MOYEN ANNEXE au présent arrêt :
Moyen produit par Me Copper-Royer, avocat aux Conseils pour M. Mohamed X....
Le moyen fait grief à l'arrêt attaqué d'AVOIR débouté Monsieur X... de sa demande en nullité de son licenciement et du paiement de ses salaires en raison de la protection dont il bénéficiait comme ancien délégué du personnel durant les six mois suivant l'arrêt rendu par la Cour de Cassation le 17 septembre 2003, soit jusqu'au 16 mars 2004 ;
AUX MOTIFS QU' « aux termes de l'article L. 425-1 les anciens représentants élus du personnel restent protégés pendant six mois après l'expiration de leur mandat ou, comme en l'espèce, la disparition de l'institution.
Excipant de ce texte, il considère que l'institution a disparu à la date de l'arrêt de la Cour de Cassation du 17 septembre 2003, en sorte qu'il était encore protégé le 20 octobre 2003, date de son licenciement.
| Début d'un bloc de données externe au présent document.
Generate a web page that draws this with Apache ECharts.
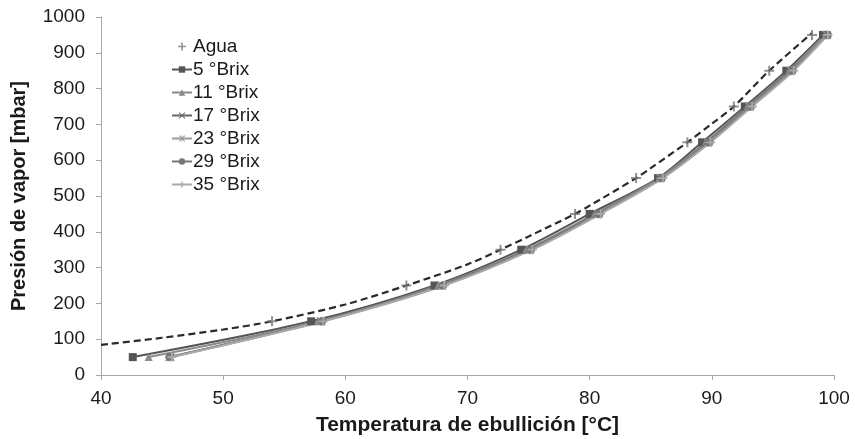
<!DOCTYPE html>
<html>
<head>
<meta charset="utf-8">
<script src="https://cdn.jsdelivr.net/npm/echarts@6/dist/echarts.min.js"></script>
<style>
  html, body { margin: 0; padding: 0; background: #fff; }
  #chart { width: 855px; height: 439px; }
</style>
</head>
<body>
<div id="chart"></div>
<script>
// punto de ebullición del agua [°C, mbar]
const agua = [[54.0, 150], [65.0, 250], [72.7, 350], [78.8, 450], [83.8, 550], [88.0, 650], [91.8, 750], [94.7, 850], [98.2, 950]];
// línea de tendencia (discontinua)
const aguaTrend = [[40, 84], [45, 104], [50, 127], [54, 150], [60, 197], [65, 250], [70, 309], [72.7, 350], [75, 387], [78.8, 450], [80, 473], [83.8, 550], [85, 578], [88, 650], [90, 702], [91.8, 750], [94.7, 850], [98.2, 955]];

const brix5  = [[42.6, 50], [57.2, 150], [67.3, 250], [74.4, 350], [80.0, 450], [85.6, 550], [89.2, 650], [92.7, 750], [96.1, 850], [99.1, 950]];
const brix11 = [[43.9, 50], [57.8, 150], [67.6, 250], [74.8, 350], [80.4, 450], [85.7, 550], [89.5, 650], [92.9, 750], [96.3, 850], [99.3, 950]];
const brix17 = [[45.7, 50], [58.0, 150], [67.8, 250], [75.0, 350], [80.6, 450], [85.8, 550], [89.6, 650], [93.0, 750], [96.4, 850], [99.4, 950]];
const brix23 = [[45.6, 50], [58.0, 150], [67.9, 250], [75.1, 350], [80.7, 450], [85.8, 550], [89.7, 650], [93.1, 750], [96.5, 850], [99.4, 950]];
const brix29 = [[45.6, 50], [58.1, 150], [68.0, 250], [75.2, 350], [80.8, 450], [85.9, 550], [89.8, 650], [93.2, 750], [96.6, 850], [99.5, 950]];
const brix35 = [[45.8, 50], [58.2, 150], [68.1, 250], [75.3, 350], [80.9, 450], [86.0, 550], [89.9, 650], [93.3, 750], [96.7, 850], [99.5, 950]];

const seriesNames = ['Agua', '5 °Brix', '11 °Brix', '17 °Brix', '23 °Brix', '29 °Brix', '35 °Brix'];

const PLUS = 'path://M4,0h2v10h-2zM0,4h10v2h-10z';
const CROSS = 'path://M1,0L5,4L9,0L10,1L6,5L10,9L9,10L5,6L1,10L0,9L4,5L0,1Z';
const STAR = 'path://M4.4,0h1.2v10h-1.2zM0,4.4h10v1.2h-10zM1,0L5,4L9,0L10,1L6,5L10,9L9,10L5,6L1,10L0,9L4,5L0,1Z';

function brixSeries(name, data, color, symbol, size) {
    return {
        name: name,
        type: 'line',
        data: data,
        smooth: 0.3,
        symbol: symbol,
        symbolSize: size,
        showAllSymbol: true,
        lineStyle: { color: color, width: 2 },
        itemStyle: { color: color },
        z: 3
    };
}

const chart = echarts.init(document.getElementById('chart'), null, { renderer: 'canvas' });

const FONT = 'Liberation Sans, Arial, sans-serif';
const axisText = { color: '#1a1a1a', fontSize: 19, fontFamily: FONT };

chart.setOption({
    animation: false,
    backgroundColor: '#fff',
    grid: { left: 101, right: 21, top: 17, bottom: 64, containLabel: false, outerBoundsMode: 'none' },
    legend: {
        orient: 'vertical',
        left: 166,
        top: 32,
        itemGap: 4,
        itemWidth: 20,
        itemHeight: 8,
        data: seriesNames,
        textStyle: { color: '#1a1a1a', fontSize: 19, fontFamily: FONT, padding: [0, 0, 0, -4] }
    },
    xAxis: {
        type: 'value',
        min: 40, max: 100, interval: 10,
        name: 'Temperatura de ebullición [°C]',
        nameLocation: 'middle',
        nameGap: 40,
        nameTextStyle: { color: '#1a1a1a', fontSize: 21, fontWeight: 'bold', fontFamily: FONT },
        axisLine: { lineStyle: { color: '#a8a8a8', width: 1 } },
        axisTick: { show: true, length: 5, lineStyle: { color: '#a8a8a8' } },
        axisLabel: Object.assign({ margin: 14 }, axisText),
        splitLine: { show: false }
    },
    yAxis: {
        type: 'value',
        min: 0, max: 1000, interval: 100,
        name: 'Presión de vapor [mbar]',
        nameLocation: 'middle',
        nameGap: 72,
        nameTextStyle: { color: '#1a1a1a', fontSize: 20, fontWeight: 'bold', fontFamily: FONT },
        axisLine: { show: true, lineStyle: { color: '#a8a8a8', width: 1 } },
        axisTick: { show: true, length: 5, lineStyle: { color: '#a8a8a8' } },
        axisLabel: Object.assign({ margin: 16, formatter: function (v) { return String(v); } }, axisText),
        splitLine: { show: false }
    },
    series: [
        {
            name: 'Agua trend',
            type: 'line',
            data: aguaTrend,
            smooth: 0.3,
            symbol: 'none',
            silent: true,
            lineStyle: { color: '#2a2a2a', width: 2.2, type: [7, 4] },
            z: 2
        },
        {
            name: 'Agua',
            type: 'scatter',
            data: agua,
            symbol: PLUS,
            symbolSize: 10,
            itemStyle: { color: '#777' },
            z: 4
        },
        brixSeries('5 °Brix', brix5, '#555', 'rect', 8),
        brixSeries('11 °Brix', brix11, '#8a8a8a', 'triangle', 8),
        brixSeries('17 °Brix', brix17, '#666', CROSS, 8),
        brixSeries('23 °Brix', brix23, '#9a9a9a', STAR, 9),
        brixSeries('29 °Brix', brix29, '#777', 'circle', 8),
        brixSeries('35 °Brix', brix35, '#aaa', PLUS, 9)
    ]
});
</script>
</body>
</html>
Toutefois cette analyse méconnaît les dispositions de l'article 625 du nouveau code de procédure civile ainsi libellé :
« Sur les points qu'elle atteint, la cassation replace les parties dans l'état où elles se trouvaient avant le jugement cassé.
Elle entraîne, sans qu'il y ait lieu à une nouvelle décision, l'annulation par voie de conséquence de toute décision qui est la suite, l'application ou l'exécution du jugement cassé ou qui s'y rattache par un lien de dépendance nécessaire ».
Il s'ensuit logiquement que l'institution est considérée comme n'ayant jamais existé, en sorte que Monsieur Mohamed X... n'était pas salarié protégé au moment de son licenciement, lequel pouvait dont être prononcé sans autorisation administrative.
En conséquence, Monsieur Mohamed X... doit être débouté de sa demande d'annulation du licenciement et des demandes afférentes d'indemnités » (arrêt attaqué p. 4).
ALORS QUE si l'institution de la délégation unique du personnel de la Société MOTIVE a disparu à la suite de l'arrêt de la Cour de Cassation du 17 septembre 2003 annulant le jugement du Tribunal d'Instance qui en constatait l'existence, Monsieur X... n'en bénéficiait pas moins d'une protection de six mois comme ancien délégué du personnel, le délai courant de la disposition de la délégation du personnel résultant de l'arrêt de la Cour de Cassation, jusqu'au 16 mars 2004 ; que la disposition de l'article 625 du NCPC d'ordre purement procédural ne pouvait affecter la disposition de fond de l'article L. 425.1 alinéa 3 du Code du Travail érigeant une protection spécifique ; que la Cour d'Appel a violé les articles 625 du NCPC et L. 425-1 alinéa 3 du Code du travail ;
ET QUE cette protection spécifique entraînait la nullité du licenciement intervenu durant le délai de six mois et le paiement des salaires de Monsieur X... pendant le même temps ; que la Cour d'AIX-en-PROVENCE a violé, à ce titre encore, les mêmes articles 625 du NCPC et L. 425.1 alinéa 3 du Code du Travail.